> [Aim]: Skip pictures; extract every line from the one with "Write the TikZ code for this diagram." through the one with "(wp) at (4.1,0.975)", exactly as written.

> [Records shown]:
++++

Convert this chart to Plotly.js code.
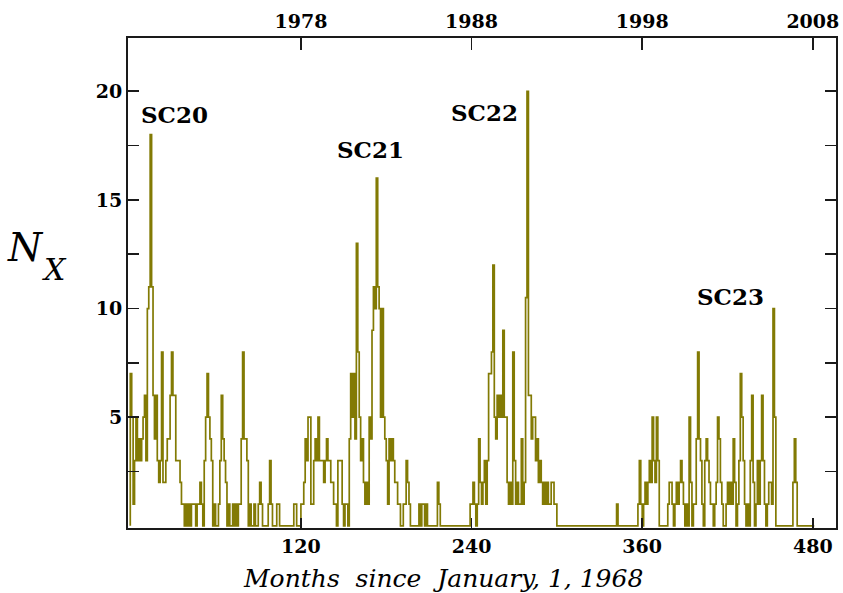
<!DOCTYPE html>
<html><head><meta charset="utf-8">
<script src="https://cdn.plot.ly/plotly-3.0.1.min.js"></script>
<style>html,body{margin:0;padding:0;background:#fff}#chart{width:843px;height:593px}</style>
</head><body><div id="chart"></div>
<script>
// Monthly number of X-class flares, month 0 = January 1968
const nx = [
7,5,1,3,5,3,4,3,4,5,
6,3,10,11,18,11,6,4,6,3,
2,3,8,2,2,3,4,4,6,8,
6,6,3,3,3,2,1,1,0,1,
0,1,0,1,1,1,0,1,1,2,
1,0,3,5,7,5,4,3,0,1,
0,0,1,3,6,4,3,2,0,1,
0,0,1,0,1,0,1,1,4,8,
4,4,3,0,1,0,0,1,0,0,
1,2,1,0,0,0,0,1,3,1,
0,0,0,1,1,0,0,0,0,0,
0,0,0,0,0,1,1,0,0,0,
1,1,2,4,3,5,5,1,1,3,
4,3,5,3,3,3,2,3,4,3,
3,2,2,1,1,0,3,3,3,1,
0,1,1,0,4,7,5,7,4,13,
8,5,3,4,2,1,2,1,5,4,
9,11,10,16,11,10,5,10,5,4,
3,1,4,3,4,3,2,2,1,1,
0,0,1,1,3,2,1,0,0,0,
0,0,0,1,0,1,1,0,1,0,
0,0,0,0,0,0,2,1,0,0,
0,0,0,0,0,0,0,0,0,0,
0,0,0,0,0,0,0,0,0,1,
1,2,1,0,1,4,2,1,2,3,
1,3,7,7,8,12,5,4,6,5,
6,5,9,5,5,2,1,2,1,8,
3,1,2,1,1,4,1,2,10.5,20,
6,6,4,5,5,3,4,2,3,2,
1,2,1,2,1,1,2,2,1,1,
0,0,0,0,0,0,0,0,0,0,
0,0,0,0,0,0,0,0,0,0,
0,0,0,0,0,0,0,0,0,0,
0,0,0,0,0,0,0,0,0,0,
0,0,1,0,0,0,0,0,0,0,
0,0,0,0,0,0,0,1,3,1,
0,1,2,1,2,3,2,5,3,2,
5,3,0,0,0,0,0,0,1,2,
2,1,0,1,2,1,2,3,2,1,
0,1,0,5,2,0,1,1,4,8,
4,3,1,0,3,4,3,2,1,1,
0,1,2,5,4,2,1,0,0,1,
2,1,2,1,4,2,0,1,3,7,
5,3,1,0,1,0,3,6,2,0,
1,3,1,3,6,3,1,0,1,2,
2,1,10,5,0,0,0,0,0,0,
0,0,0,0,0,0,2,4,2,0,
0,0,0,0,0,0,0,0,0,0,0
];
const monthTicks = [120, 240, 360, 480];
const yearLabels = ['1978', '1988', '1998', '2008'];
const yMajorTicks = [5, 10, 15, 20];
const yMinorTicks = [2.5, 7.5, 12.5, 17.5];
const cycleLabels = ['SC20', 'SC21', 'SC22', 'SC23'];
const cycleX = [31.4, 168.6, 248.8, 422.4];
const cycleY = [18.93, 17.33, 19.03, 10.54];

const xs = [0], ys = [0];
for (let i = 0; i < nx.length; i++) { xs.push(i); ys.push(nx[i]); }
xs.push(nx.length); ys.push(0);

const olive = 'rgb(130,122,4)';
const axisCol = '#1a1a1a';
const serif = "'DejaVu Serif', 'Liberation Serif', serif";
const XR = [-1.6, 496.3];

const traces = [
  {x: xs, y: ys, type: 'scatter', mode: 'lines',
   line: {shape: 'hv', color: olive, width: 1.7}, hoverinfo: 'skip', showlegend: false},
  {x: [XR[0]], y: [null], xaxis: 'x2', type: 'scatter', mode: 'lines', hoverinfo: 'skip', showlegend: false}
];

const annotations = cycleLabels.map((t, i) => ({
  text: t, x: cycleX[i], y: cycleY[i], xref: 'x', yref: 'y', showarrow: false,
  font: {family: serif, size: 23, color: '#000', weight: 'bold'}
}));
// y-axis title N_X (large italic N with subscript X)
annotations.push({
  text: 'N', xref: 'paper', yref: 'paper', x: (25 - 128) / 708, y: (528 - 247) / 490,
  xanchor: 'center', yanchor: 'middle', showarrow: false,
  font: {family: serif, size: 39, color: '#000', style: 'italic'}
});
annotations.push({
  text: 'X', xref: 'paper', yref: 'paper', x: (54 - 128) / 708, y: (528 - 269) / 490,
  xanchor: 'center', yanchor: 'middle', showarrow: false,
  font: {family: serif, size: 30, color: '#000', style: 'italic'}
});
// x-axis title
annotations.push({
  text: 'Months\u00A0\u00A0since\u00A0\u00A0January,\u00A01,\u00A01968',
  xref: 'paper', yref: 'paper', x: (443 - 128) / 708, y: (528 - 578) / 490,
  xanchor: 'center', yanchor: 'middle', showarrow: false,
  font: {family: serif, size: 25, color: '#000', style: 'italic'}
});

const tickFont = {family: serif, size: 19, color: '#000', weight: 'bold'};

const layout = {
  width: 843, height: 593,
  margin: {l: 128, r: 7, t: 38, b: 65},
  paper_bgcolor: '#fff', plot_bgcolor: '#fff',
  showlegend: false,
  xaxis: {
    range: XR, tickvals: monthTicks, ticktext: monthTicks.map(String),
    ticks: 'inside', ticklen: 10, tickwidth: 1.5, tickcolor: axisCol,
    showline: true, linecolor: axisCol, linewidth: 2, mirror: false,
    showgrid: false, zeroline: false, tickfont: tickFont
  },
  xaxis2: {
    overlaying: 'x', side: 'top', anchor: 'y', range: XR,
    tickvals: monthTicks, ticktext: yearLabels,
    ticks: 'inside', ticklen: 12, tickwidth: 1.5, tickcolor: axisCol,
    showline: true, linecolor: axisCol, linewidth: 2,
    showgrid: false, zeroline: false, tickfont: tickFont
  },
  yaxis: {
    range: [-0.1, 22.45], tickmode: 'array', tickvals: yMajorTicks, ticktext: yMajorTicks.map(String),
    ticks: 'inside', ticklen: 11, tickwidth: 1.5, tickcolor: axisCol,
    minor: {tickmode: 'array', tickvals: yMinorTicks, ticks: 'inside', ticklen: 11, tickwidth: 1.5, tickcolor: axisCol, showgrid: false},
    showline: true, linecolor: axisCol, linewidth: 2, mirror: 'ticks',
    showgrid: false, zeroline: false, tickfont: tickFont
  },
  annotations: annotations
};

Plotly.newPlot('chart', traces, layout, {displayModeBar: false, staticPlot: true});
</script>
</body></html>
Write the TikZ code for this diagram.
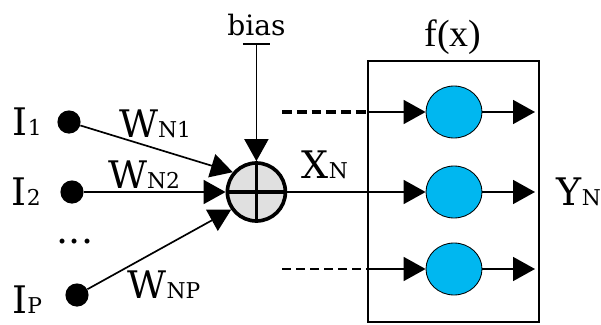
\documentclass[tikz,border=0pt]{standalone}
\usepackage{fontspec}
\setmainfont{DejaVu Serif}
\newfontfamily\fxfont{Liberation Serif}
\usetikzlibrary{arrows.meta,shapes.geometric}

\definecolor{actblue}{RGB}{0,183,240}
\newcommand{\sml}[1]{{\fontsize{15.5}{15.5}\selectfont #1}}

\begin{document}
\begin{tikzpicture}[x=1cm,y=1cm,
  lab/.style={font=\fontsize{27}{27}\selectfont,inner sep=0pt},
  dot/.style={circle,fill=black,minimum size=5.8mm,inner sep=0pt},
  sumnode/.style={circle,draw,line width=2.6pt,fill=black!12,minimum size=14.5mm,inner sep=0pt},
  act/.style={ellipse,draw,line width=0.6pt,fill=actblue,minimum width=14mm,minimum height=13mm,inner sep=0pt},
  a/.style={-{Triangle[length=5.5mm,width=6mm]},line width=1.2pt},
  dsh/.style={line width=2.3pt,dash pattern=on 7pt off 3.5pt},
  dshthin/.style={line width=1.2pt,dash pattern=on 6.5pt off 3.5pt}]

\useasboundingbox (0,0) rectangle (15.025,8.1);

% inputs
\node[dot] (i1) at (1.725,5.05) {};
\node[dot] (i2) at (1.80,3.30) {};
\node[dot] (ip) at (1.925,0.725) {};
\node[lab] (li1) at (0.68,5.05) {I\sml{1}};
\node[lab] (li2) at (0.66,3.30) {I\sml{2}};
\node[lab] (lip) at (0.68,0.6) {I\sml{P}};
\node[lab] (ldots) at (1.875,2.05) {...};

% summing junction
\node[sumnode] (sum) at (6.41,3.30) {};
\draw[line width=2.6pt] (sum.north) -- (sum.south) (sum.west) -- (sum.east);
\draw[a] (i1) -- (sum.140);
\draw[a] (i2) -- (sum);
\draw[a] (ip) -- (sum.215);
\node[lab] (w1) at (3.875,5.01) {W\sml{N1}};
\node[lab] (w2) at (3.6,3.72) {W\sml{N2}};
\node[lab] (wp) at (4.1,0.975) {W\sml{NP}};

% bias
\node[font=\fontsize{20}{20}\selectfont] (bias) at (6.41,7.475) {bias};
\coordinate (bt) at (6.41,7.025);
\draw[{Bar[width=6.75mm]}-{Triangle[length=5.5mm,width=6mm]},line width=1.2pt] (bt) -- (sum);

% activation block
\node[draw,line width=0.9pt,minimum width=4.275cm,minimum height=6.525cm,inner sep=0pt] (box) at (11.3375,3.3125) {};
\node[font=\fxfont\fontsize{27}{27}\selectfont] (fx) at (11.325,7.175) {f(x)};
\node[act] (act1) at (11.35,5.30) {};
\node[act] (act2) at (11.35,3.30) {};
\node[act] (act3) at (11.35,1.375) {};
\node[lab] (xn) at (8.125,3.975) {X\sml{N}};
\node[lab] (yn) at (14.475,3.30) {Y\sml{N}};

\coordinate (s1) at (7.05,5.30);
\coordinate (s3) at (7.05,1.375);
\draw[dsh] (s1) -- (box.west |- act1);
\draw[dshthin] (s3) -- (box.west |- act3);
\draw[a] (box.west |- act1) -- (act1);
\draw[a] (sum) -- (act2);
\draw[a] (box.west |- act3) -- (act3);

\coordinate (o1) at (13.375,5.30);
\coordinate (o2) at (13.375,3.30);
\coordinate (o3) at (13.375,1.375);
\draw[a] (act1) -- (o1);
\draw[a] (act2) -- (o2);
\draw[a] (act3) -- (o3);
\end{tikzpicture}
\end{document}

++++

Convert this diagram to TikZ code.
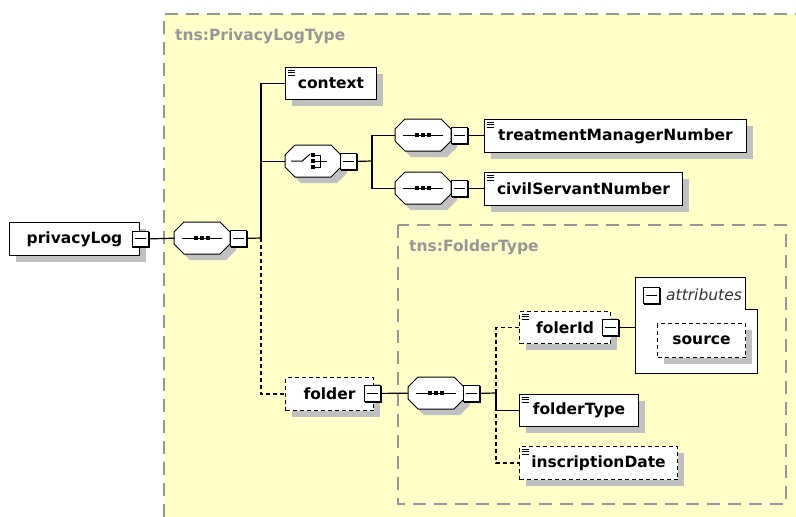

++++

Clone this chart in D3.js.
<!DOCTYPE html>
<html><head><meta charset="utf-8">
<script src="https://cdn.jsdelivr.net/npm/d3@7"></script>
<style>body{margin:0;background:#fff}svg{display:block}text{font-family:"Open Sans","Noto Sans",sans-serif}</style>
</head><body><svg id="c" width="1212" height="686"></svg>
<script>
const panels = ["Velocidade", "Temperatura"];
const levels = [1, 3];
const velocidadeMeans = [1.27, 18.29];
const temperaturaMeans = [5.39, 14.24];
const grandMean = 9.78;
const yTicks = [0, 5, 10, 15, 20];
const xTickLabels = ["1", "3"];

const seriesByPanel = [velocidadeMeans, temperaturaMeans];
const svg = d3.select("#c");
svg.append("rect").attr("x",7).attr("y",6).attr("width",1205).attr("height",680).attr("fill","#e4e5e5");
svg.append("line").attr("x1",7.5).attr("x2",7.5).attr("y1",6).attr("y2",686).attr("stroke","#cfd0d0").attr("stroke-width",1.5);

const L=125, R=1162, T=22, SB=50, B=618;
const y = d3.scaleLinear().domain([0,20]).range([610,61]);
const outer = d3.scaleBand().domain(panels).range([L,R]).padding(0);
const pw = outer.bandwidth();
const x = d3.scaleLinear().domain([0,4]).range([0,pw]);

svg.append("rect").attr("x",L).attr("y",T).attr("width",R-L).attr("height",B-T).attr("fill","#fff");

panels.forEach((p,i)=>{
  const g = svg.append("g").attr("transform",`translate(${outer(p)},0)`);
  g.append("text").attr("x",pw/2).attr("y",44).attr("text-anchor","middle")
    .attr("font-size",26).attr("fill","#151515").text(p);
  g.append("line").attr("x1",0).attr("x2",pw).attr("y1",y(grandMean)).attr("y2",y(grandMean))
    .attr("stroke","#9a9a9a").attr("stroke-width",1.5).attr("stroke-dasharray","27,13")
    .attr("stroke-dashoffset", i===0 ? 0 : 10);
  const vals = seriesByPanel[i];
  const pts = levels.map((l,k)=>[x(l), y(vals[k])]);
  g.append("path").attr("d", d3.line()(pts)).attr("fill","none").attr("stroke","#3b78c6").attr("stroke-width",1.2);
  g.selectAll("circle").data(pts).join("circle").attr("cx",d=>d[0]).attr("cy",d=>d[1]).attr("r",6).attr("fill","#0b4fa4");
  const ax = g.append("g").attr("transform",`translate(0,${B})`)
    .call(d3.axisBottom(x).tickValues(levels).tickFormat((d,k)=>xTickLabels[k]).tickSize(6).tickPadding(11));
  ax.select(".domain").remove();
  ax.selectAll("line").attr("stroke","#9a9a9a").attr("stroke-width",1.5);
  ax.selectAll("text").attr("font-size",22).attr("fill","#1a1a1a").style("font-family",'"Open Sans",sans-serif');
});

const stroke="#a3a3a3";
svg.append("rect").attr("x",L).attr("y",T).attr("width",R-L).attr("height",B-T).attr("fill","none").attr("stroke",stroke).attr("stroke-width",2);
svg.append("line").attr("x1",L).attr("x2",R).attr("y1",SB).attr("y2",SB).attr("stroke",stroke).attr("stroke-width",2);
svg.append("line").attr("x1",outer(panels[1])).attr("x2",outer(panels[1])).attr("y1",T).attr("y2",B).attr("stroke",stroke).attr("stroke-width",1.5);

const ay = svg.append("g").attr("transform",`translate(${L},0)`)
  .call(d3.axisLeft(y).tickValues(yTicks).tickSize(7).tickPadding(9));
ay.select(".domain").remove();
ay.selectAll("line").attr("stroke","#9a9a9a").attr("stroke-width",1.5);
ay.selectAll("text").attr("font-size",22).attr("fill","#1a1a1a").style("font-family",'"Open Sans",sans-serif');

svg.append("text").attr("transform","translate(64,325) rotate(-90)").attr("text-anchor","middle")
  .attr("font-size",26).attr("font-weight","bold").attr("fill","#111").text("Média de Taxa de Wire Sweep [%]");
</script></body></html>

++++

> [Response to the exercise]:
Write the TikZ code for this diagram.
\documentclass[tikz,border=0pt]{standalone}
\usepackage{fontspec}
\setmainfont{DejaVu Serif}
\newfontfamily\fxfont{Liberation Serif}
\usetikzlibrary{arrows.meta,shapes.geometric}

\definecolor{actblue}{RGB}{0,183,240}
\newcommand{\sml}[1]{{\fontsize{15.5}{15.5}\selectfont #1}}

\begin{document}
\begin{tikzpicture}[x=1cm,y=1cm,
  lab/.style={font=\fontsize{27}{27}\selectfont,inner sep=0pt},
  dot/.style={circle,fill=black,minimum size=5.8mm,inner sep=0pt},
  sumnode/.style={circle,draw,line width=2.6pt,fill=black!12,minimum size=14.5mm,inner sep=0pt},
  act/.style={ellipse,draw,line width=0.6pt,fill=actblue,minimum width=14mm,minimum height=13mm,inner sep=0pt},
  a/.style={-{Triangle[length=5.5mm,width=6mm]},line width=1.2pt},
  dsh/.style={line width=2.3pt,dash pattern=on 7pt off 3.5pt},
  dshthin/.style={line width=1.2pt,dash pattern=on 6.5pt off 3.5pt}]

\useasboundingbox (0,0) rectangle (15.025,8.1);

% inputs
\node[dot] (i1) at (1.725,5.05) {};
\node[dot] (i2) at (1.80,3.30) {};
\node[dot] (ip) at (1.925,0.725) {};
\node[lab] (li1) at (0.68,5.05) {I\sml{1}};
\node[lab] (li2) at (0.66,3.30) {I\sml{2}};
\node[lab] (lip) at (0.68,0.6) {I\sml{P}};
\node[lab] (ldots) at (1.875,2.05) {...};

% summing junction
\node[sumnode] (sum) at (6.41,3.30) {};
\draw[line width=2.6pt] (sum.north) -- (sum.south) (sum.west) -- (sum.east);
\draw[a] (i1) -- (sum.140);
\draw[a] (i2) -- (sum);
\draw[a] (ip) -- (sum.215);
\node[lab] (w1) at (3.875,5.01) {W\sml{N1}};
\node[lab] (w2) at (3.6,3.72) {W\sml{N2}};
\node[lab] (wp) at (4.1,0.975) {W\sml{NP}};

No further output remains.